### Task
Skip the pictures. Set down, word for word, the lines from the start of the material up to and including the line with "27.0,18.8,18.0,18.1,12.3,8.95];".

### Data section

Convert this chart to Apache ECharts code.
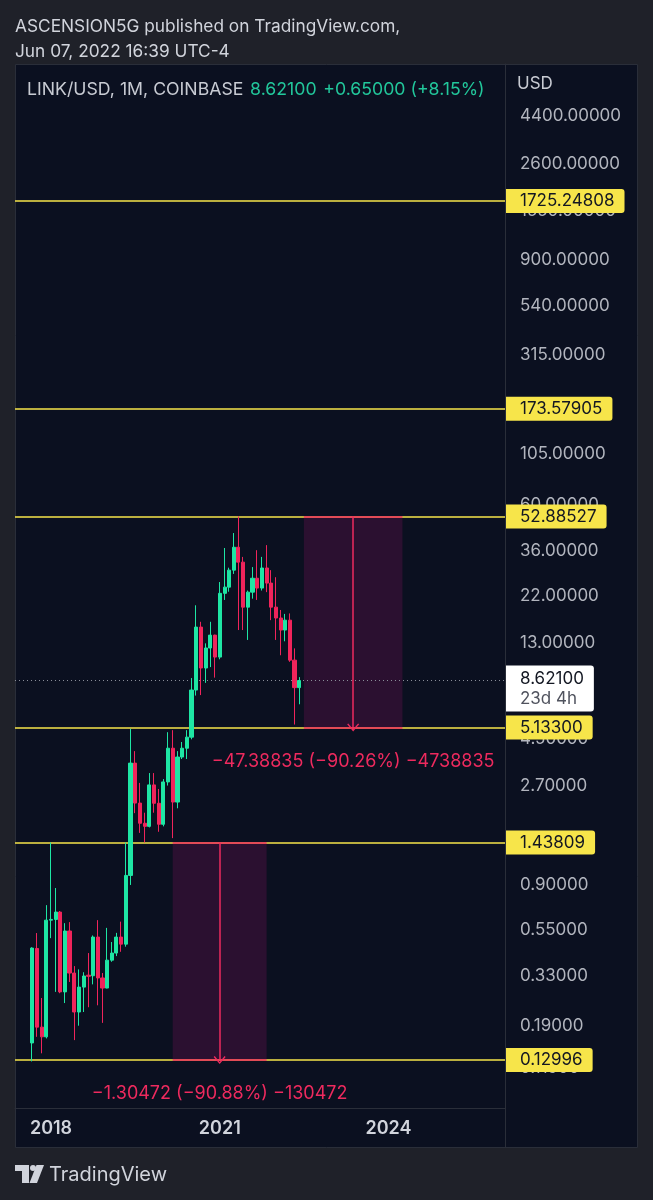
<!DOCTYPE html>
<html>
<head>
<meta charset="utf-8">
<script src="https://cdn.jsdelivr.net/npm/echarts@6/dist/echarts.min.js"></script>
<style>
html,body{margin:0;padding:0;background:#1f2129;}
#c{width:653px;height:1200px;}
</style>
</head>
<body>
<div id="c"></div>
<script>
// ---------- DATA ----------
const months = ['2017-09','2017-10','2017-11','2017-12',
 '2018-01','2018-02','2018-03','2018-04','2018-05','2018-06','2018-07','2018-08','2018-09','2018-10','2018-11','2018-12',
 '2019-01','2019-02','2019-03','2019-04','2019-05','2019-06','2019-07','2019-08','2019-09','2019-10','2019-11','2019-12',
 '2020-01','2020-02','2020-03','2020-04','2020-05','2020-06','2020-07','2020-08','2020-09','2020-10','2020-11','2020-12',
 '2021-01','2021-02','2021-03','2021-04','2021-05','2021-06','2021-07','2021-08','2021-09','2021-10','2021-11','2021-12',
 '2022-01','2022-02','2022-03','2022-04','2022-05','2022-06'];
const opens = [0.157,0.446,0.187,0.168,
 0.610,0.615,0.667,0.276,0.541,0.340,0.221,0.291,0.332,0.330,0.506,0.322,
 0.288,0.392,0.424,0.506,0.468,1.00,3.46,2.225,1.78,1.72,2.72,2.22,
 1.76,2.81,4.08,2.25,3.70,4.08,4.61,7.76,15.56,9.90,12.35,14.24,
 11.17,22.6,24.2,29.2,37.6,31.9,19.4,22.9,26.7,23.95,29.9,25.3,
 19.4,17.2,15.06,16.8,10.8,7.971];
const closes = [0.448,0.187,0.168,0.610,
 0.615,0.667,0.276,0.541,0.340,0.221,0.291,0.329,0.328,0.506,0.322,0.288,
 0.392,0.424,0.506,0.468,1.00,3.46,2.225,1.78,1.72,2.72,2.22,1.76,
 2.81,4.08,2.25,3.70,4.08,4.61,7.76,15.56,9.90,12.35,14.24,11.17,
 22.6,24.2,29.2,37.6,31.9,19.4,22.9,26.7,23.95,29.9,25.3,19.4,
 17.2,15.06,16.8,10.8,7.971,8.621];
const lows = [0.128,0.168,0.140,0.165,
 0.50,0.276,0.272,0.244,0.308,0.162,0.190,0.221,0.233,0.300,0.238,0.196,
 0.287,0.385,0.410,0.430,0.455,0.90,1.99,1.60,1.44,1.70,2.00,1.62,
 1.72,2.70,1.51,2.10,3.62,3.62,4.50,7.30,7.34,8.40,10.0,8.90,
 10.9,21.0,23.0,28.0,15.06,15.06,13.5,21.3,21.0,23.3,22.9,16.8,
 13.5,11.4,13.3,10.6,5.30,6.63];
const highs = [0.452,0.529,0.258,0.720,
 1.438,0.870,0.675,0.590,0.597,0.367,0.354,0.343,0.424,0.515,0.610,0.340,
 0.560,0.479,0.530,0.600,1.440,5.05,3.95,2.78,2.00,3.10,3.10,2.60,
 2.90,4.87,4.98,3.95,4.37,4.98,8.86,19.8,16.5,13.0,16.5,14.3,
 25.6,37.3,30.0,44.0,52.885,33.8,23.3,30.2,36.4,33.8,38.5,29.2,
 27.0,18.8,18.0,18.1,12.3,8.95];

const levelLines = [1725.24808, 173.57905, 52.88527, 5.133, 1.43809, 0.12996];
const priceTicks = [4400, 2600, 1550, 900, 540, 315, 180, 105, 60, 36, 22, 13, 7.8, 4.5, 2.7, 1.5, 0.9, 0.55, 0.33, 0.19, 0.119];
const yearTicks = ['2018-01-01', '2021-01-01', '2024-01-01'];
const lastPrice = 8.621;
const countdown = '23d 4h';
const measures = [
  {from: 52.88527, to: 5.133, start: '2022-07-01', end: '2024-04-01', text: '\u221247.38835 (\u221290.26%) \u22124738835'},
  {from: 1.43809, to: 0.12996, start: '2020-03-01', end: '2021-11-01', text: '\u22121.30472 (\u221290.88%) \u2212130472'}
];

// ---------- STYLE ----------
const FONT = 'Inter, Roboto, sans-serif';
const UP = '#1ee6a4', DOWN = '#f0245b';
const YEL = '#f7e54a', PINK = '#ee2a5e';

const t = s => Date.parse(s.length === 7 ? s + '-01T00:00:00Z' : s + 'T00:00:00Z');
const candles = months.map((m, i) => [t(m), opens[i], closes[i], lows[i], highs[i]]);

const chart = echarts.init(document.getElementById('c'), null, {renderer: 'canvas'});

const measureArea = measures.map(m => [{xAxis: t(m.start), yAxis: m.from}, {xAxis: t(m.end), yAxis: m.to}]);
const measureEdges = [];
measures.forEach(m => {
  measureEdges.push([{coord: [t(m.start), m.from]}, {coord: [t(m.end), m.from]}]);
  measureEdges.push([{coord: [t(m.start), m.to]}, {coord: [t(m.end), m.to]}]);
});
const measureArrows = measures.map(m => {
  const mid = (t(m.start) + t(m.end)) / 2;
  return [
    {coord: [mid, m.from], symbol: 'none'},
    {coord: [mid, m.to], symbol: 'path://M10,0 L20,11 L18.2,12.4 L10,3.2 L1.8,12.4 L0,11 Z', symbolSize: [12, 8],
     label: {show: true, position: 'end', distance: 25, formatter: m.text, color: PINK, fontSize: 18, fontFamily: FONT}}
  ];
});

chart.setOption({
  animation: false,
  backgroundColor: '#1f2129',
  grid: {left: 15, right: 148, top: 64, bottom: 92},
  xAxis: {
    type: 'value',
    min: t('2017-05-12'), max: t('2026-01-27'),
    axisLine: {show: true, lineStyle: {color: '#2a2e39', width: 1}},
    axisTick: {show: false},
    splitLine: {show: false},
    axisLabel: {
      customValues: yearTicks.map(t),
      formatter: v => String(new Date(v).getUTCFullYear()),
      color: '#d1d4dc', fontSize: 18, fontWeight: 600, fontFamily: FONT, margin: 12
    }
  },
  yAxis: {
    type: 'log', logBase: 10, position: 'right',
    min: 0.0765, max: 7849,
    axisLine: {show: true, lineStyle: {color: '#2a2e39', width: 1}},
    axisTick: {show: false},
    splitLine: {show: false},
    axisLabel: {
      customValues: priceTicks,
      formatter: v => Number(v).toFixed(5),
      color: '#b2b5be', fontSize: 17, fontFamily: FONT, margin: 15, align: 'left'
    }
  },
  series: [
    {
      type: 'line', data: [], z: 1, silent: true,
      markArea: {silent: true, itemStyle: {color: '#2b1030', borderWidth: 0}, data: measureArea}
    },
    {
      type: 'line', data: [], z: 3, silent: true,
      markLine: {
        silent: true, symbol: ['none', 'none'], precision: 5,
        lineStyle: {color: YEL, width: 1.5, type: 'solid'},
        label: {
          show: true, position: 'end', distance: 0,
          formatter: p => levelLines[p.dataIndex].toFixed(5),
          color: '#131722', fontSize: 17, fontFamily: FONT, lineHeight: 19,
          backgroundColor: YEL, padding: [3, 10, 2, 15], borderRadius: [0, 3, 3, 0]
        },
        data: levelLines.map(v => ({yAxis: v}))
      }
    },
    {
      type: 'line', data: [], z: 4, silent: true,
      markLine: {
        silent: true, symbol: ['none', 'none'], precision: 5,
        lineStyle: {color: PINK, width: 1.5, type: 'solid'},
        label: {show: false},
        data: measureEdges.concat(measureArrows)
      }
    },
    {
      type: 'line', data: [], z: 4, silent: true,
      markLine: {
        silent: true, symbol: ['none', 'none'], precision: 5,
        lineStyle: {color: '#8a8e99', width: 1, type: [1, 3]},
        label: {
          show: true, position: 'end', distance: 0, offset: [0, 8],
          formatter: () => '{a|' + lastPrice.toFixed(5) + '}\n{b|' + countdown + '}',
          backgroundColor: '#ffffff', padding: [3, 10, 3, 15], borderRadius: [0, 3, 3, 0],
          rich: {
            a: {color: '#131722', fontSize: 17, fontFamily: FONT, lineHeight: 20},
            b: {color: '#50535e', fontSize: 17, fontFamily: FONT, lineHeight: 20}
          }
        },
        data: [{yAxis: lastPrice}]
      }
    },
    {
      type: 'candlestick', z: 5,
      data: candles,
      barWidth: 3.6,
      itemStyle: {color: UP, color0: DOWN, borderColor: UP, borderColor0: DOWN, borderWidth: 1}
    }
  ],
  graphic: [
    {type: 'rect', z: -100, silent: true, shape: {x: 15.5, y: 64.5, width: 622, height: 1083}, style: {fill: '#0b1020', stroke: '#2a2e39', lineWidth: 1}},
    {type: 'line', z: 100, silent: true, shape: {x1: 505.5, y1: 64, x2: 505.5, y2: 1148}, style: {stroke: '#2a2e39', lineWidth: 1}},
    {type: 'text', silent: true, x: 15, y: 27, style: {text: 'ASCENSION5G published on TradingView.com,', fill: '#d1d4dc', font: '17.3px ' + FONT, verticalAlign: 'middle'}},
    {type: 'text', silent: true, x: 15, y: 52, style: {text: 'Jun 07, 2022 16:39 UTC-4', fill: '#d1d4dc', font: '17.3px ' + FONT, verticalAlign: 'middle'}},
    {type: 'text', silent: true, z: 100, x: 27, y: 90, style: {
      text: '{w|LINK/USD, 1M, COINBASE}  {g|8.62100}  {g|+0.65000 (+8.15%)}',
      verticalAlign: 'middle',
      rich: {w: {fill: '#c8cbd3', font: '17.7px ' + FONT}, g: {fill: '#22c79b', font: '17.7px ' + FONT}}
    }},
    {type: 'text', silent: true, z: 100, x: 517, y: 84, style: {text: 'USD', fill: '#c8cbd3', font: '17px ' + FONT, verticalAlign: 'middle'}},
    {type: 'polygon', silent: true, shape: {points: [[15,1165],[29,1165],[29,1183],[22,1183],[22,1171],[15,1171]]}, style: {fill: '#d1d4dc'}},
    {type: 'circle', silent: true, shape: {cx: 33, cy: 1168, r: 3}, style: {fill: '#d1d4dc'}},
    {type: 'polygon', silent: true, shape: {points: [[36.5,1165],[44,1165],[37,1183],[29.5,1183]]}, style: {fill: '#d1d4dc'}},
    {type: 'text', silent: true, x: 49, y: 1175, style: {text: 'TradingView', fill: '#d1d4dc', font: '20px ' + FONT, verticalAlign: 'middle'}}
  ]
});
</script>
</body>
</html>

### Exercise answer
Convert this chart to Apache ECharts code.
<!DOCTYPE html>
<html>
<head>
<meta charset="utf-8">
<script src="https://cdn.jsdelivr.net/npm/echarts@6/dist/echarts.min.js"></script>
<style>
html,body{margin:0;padding:0;background:#1f2129;}
#c{width:653px;height:1200px;}
</style>
</head>
<body>
<div id="c"></div>
<script>
// ---------- DATA ----------
const months = ['2017-09','2017-10','2017-11','2017-12',
 '2018-01','2018-02','2018-03','2018-04','2018-05','2018-06','2018-07','2018-08','2018-09','2018-10','2018-11','2018-12',
 '2019-01','2019-02','2019-03','2019-04','2019-05','2019-06','2019-07','2019-08','2019-09','2019-10','2019-11','2019-12',
 '2020-01','2020-02','2020-03','2020-04','2020-05','2020-06','2020-07','2020-08','2020-09','2020-10','2020-11','2020-12',
 '2021-01','2021-02','2021-03','2021-04','2021-05','2021-06','2021-07','2021-08','2021-09','2021-10','2021-11','2021-12',
 '2022-01','2022-02','2022-03','2022-04','2022-05','2022-06'];
const opens = [0.157,0.446,0.187,0.168,
 0.610,0.615,0.667,0.276,0.541,0.340,0.221,0.291,0.332,0.330,0.506,0.322,
 0.288,0.392,0.424,0.506,0.468,1.00,3.46,2.225,1.78,1.72,2.72,2.22,
 1.76,2.81,4.08,2.25,3.70,4.08,4.61,7.76,15.56,9.90,12.35,14.24,
 11.17,22.6,24.2,29.2,37.6,31.9,19.4,22.9,26.7,23.95,29.9,25.3,
 19.4,17.2,15.06,16.8,10.8,7.971];
const closes = [0.448,0.187,0.168,0.610,
 0.615,0.667,0.276,0.541,0.340,0.221,0.291,0.329,0.328,0.506,0.322,0.288,
 0.392,0.424,0.506,0.468,1.00,3.46,2.225,1.78,1.72,2.72,2.22,1.76,
 2.81,4.08,2.25,3.70,4.08,4.61,7.76,15.56,9.90,12.35,14.24,11.17,
 22.6,24.2,29.2,37.6,31.9,19.4,22.9,26.7,23.95,29.9,25.3,19.4,
 17.2,15.06,16.8,10.8,7.971,8.621];
const lows = [0.128,0.168,0.140,0.165,
 0.50,0.276,0.272,0.244,0.308,0.162,0.190,0.221,0.233,0.300,0.238,0.196,
 0.287,0.385,0.410,0.430,0.455,0.90,1.99,1.60,1.44,1.70,2.00,1.62,
 1.72,2.70,1.51,2.10,3.62,3.62,4.50,7.30,7.34,8.40,10.0,8.90,
 10.9,21.0,23.0,28.0,15.06,15.06,13.5,21.3,21.0,23.3,22.9,16.8,
 13.5,11.4,13.3,10.6,5.30,6.63];
const highs = [0.452,0.529,0.258,0.720,
 1.438,0.870,0.675,0.590,0.597,0.367,0.354,0.343,0.424,0.515,0.610,0.340,
 0.560,0.479,0.530,0.600,1.440,5.05,3.95,2.78,2.00,3.10,3.10,2.60,
 2.90,4.87,4.98,3.95,4.37,4.98,8.86,19.8,16.5,13.0,16.5,14.3,
 25.6,37.3,30.0,44.0,52.885,33.8,23.3,30.2,36.4,33.8,38.5,29.2,
 27.0,18.8,18.0,18.1,12.3,8.95];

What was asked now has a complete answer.